Set exercise: Start at the line that contains "Reproduce this chart", stop at the line that contains "const rightTicks = [0, 50, 100, 150, 200, 250, 300];", and repeat every line in that span, those two included, with no pictures.

Records to use:
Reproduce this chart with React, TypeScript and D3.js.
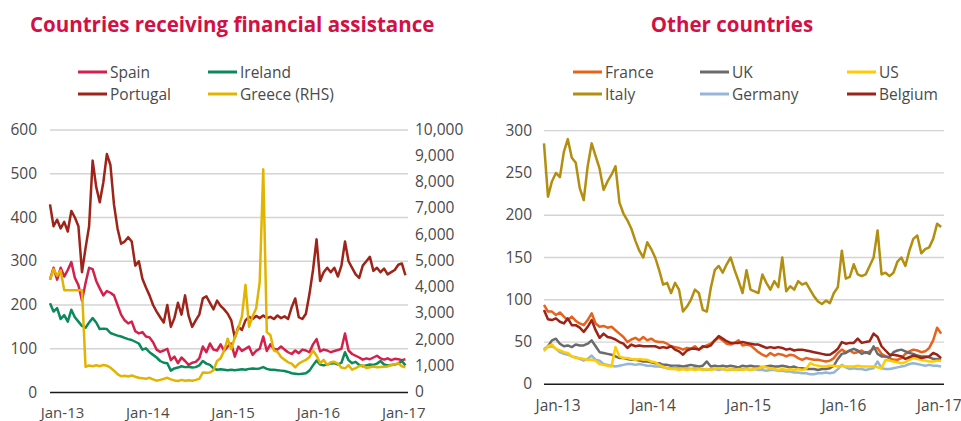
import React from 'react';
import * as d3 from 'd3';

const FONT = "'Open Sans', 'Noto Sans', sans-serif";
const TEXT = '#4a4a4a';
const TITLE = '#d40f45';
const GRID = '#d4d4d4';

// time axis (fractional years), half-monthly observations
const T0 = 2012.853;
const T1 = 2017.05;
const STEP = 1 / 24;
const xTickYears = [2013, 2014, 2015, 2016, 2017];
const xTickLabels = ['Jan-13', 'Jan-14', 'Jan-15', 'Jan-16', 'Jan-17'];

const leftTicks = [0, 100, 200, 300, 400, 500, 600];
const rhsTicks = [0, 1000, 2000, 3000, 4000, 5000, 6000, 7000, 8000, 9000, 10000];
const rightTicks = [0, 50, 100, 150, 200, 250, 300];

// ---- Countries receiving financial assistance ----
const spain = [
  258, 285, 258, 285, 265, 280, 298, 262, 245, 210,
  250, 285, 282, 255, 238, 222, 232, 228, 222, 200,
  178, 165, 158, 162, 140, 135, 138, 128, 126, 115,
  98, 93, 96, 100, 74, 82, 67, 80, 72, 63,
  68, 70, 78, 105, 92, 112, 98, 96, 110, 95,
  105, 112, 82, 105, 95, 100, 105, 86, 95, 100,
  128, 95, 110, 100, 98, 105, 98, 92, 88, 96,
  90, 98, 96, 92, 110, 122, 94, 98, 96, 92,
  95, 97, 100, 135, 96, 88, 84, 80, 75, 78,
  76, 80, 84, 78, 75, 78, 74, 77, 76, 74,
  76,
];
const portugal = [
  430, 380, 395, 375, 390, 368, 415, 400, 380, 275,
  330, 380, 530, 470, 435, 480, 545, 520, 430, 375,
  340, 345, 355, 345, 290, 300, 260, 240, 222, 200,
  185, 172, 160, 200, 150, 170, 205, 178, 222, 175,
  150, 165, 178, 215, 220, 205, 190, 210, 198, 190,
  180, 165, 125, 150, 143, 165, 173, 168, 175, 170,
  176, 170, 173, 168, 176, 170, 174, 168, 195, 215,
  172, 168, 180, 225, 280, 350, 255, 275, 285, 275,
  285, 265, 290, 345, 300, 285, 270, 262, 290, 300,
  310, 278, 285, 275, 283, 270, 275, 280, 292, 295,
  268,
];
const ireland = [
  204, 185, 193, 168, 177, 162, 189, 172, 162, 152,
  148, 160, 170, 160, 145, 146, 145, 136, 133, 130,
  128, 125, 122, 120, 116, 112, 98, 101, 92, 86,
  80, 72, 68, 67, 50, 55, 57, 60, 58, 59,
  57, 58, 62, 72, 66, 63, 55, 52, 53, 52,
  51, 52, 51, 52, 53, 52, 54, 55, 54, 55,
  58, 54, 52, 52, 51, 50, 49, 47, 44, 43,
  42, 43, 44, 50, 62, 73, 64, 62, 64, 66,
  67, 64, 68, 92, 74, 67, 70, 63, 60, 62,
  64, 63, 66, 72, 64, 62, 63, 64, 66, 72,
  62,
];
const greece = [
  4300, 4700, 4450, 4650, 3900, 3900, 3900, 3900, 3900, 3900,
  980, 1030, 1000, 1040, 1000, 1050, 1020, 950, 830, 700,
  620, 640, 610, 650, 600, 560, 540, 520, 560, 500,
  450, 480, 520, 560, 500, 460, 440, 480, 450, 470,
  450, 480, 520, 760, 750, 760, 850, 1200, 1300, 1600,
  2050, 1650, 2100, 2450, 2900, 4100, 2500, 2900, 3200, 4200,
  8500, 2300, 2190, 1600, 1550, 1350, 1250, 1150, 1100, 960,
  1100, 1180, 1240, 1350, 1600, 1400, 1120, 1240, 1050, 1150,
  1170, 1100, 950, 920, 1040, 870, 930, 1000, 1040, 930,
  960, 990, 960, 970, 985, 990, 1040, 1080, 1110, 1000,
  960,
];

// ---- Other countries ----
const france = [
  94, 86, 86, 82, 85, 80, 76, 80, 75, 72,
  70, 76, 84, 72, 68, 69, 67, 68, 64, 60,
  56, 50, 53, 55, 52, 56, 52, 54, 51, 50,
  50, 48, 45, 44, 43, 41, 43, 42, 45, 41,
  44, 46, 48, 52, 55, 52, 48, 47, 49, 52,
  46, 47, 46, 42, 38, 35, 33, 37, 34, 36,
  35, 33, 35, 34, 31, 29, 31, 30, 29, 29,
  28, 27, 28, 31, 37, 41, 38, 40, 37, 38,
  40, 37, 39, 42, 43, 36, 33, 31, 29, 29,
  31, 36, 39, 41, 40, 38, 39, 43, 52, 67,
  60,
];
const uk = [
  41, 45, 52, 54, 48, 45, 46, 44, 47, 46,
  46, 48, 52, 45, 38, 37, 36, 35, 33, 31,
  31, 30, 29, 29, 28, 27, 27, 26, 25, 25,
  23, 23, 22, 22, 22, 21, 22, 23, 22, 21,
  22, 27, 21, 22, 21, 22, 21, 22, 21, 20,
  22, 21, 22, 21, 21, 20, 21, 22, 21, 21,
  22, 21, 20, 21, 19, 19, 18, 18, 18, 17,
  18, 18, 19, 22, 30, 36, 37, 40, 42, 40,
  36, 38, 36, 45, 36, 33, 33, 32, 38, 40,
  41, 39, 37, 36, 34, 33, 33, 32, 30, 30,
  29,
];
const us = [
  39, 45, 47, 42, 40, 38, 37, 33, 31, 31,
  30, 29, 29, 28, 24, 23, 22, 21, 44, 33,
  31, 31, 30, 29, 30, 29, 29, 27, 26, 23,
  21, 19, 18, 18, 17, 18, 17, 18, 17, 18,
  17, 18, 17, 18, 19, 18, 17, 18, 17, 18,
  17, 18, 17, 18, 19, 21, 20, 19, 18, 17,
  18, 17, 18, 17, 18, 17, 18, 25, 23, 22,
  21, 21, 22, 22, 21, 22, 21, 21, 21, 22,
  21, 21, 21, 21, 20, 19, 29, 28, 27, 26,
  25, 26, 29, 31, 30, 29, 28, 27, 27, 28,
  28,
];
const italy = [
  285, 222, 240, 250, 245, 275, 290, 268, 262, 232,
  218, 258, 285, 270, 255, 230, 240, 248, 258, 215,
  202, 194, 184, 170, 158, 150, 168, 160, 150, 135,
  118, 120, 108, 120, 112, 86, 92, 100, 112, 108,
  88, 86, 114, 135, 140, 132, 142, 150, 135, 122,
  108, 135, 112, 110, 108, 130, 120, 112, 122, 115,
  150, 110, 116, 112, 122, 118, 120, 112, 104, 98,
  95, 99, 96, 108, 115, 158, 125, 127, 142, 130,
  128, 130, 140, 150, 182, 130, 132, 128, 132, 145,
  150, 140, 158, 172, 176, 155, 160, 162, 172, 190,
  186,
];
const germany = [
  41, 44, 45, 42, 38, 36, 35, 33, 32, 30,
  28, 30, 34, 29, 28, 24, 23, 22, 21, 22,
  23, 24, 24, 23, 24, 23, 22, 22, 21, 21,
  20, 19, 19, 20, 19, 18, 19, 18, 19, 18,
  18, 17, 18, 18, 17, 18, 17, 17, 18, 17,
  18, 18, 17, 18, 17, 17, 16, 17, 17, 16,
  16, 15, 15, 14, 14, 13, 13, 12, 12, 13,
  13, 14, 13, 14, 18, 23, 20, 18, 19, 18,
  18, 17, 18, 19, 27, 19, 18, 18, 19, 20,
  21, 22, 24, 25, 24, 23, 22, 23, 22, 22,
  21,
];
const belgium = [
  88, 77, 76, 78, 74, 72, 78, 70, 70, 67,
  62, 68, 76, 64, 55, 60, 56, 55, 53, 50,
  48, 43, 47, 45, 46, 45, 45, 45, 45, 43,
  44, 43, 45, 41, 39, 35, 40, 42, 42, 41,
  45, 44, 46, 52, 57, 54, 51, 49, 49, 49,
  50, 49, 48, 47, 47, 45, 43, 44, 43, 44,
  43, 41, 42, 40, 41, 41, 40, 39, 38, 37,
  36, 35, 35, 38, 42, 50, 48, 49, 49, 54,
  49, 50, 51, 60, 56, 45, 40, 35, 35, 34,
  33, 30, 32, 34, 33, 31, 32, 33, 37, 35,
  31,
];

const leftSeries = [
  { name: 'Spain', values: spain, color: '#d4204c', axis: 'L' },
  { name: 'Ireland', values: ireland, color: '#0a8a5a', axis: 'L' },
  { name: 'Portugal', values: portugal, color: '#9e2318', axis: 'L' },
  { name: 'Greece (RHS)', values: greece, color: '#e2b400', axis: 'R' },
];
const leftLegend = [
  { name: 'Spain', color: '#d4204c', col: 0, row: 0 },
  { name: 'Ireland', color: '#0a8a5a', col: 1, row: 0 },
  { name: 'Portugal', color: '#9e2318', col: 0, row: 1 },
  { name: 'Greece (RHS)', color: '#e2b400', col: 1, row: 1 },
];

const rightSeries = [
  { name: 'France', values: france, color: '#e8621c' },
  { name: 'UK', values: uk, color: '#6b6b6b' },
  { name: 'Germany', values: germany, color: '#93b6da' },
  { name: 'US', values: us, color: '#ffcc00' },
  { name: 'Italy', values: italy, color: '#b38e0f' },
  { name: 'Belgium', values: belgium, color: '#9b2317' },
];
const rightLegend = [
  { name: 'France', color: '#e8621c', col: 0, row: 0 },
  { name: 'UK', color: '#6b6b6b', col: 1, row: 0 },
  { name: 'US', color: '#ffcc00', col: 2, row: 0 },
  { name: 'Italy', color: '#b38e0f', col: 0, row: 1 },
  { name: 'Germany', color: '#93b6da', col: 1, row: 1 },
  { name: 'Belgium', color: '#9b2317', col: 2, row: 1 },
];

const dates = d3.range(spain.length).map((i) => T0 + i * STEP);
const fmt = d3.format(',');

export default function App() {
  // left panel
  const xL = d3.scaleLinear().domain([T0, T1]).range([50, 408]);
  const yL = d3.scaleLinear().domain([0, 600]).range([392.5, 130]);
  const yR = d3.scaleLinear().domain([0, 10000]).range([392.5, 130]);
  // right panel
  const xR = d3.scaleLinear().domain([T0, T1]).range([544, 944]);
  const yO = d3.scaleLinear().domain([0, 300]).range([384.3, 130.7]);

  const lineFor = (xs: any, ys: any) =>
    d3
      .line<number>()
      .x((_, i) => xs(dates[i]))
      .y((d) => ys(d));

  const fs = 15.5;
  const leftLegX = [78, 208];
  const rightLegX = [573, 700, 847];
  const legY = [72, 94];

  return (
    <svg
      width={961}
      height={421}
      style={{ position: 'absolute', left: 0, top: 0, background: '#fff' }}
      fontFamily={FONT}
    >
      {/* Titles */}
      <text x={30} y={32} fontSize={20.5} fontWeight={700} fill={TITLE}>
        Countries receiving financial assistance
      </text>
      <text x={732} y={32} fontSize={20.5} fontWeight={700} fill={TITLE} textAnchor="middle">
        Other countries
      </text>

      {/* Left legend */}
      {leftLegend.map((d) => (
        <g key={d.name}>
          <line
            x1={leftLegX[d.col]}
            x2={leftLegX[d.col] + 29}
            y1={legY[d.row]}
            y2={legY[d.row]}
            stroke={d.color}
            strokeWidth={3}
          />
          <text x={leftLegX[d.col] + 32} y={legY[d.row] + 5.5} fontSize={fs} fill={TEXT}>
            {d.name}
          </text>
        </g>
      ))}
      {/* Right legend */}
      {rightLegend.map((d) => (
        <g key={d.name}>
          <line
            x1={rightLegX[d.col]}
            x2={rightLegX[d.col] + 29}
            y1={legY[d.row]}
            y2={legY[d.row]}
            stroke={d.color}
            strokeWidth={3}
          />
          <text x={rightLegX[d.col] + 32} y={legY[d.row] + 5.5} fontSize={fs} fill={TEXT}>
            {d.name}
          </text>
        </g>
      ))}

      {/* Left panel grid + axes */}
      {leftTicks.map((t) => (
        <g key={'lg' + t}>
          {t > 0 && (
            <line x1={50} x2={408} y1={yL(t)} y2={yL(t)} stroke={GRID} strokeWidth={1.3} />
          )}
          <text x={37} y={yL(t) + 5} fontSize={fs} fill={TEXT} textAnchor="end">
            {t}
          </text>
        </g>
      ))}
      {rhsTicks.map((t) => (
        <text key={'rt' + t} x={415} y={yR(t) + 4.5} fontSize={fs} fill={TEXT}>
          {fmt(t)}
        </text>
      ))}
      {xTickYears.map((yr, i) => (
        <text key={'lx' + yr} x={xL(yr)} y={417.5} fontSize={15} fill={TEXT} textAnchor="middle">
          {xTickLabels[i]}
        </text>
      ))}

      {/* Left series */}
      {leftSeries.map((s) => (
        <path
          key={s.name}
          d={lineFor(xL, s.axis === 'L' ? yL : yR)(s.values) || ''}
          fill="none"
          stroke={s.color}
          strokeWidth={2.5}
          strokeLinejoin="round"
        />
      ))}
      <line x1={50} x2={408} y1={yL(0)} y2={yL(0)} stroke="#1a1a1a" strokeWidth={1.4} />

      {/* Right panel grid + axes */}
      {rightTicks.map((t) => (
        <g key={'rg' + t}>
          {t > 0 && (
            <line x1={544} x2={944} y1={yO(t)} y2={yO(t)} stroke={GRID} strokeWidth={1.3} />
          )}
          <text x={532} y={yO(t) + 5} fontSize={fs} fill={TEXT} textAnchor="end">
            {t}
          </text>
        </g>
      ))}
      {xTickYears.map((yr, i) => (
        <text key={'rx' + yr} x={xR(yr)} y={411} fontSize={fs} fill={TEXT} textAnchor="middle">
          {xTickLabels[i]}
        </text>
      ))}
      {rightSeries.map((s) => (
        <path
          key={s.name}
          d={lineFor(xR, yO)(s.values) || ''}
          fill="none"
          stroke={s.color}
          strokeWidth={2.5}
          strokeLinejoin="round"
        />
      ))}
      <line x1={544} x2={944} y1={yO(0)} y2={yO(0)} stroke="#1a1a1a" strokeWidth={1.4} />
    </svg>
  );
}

--

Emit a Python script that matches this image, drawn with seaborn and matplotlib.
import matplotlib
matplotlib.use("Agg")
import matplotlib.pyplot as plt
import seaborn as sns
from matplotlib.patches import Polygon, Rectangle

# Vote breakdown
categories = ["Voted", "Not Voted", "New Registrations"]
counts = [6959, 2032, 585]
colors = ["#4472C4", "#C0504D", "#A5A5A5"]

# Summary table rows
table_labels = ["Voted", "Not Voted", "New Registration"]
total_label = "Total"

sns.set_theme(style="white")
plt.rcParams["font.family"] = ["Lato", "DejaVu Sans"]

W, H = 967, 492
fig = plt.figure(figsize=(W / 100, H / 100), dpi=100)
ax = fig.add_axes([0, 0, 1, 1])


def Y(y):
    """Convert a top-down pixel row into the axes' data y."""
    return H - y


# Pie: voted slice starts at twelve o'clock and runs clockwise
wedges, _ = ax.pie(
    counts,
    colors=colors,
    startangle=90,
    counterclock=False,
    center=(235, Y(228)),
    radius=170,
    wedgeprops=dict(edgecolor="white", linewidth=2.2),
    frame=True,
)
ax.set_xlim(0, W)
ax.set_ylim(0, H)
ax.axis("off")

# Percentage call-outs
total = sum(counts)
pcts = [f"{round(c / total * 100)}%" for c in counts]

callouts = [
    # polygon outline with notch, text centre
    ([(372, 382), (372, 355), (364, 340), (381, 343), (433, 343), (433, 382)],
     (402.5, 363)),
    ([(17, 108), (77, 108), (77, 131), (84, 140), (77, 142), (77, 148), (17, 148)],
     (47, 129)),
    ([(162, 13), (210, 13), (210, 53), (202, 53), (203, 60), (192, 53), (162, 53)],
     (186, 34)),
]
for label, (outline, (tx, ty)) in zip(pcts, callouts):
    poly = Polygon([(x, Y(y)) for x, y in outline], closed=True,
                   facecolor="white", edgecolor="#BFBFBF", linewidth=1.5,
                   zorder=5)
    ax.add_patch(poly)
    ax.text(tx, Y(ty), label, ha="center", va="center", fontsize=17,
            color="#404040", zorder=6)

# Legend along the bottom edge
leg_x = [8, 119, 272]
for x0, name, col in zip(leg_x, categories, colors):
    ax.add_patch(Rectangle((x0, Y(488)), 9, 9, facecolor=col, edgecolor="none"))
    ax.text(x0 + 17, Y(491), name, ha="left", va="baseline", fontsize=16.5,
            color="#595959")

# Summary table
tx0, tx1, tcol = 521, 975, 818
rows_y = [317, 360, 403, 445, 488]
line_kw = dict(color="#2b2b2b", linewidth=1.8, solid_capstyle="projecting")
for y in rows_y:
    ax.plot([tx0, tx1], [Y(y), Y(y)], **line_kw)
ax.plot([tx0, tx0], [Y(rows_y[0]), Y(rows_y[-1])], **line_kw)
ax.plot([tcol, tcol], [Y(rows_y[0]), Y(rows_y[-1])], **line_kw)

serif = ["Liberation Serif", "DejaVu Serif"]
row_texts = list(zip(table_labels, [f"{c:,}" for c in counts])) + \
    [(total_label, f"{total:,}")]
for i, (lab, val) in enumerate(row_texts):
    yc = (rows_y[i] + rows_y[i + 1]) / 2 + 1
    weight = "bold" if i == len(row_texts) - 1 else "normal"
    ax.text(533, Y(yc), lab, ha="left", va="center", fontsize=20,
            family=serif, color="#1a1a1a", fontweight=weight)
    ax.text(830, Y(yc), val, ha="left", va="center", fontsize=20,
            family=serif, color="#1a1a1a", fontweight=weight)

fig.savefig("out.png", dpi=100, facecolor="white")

...

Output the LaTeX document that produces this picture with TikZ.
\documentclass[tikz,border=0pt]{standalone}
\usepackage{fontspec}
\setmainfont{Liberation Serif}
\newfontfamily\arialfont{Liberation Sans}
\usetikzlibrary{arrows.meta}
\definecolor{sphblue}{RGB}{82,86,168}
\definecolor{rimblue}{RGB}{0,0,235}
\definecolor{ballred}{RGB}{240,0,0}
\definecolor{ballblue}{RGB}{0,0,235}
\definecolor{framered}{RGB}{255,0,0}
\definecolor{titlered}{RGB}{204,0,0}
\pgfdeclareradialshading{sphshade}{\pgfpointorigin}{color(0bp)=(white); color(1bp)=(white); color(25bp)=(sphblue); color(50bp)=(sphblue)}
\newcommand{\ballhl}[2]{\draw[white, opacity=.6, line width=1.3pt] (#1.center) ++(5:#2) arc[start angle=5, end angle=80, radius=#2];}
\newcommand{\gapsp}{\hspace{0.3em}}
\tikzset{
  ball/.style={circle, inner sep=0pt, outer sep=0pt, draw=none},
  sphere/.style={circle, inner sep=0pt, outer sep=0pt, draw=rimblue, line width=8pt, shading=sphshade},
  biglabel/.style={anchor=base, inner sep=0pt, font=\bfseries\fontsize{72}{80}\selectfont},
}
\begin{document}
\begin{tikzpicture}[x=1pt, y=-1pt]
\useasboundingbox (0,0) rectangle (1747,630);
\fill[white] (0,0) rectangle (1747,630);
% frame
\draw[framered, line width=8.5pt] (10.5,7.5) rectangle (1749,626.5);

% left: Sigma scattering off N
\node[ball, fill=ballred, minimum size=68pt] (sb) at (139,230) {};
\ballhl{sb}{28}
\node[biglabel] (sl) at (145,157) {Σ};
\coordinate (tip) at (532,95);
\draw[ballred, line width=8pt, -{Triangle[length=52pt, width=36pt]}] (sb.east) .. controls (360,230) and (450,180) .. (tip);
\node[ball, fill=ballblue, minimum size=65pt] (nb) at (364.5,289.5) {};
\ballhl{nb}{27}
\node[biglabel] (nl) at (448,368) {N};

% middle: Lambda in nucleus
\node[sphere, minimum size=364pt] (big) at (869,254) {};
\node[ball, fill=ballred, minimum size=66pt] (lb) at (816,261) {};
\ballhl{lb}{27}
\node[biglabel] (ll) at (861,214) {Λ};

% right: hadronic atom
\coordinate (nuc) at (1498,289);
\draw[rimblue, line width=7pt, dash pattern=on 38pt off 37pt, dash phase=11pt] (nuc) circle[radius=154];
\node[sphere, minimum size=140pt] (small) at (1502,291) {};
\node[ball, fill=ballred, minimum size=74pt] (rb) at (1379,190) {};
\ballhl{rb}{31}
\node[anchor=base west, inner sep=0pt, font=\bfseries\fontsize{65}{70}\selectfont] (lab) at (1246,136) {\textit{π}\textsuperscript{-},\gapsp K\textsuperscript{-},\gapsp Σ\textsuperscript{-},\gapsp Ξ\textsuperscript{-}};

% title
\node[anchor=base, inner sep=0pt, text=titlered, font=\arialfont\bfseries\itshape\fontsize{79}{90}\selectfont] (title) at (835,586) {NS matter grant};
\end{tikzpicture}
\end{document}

Full solution:
Reproduce this chart with React, TypeScript and D3.js.
import React from 'react';
import * as d3 from 'd3';

const FONT = "'Open Sans', 'Noto Sans', sans-serif";
const TEXT = '#4a4a4a';
const TITLE = '#d40f45';
const GRID = '#d4d4d4';

// time axis (fractional years), half-monthly observations
const T0 = 2012.853;
const T1 = 2017.05;
const STEP = 1 / 24;
const xTickYears = [2013, 2014, 2015, 2016, 2017];
const xTickLabels = ['Jan-13', 'Jan-14', 'Jan-15', 'Jan-16', 'Jan-17'];

const leftTicks = [0, 100, 200, 300, 400, 500, 600];
const rhsTicks = [0, 1000, 2000, 3000, 4000, 5000, 6000, 7000, 8000, 9000, 10000];
const rightTicks = [0, 50, 100, 150, 200, 250, 300];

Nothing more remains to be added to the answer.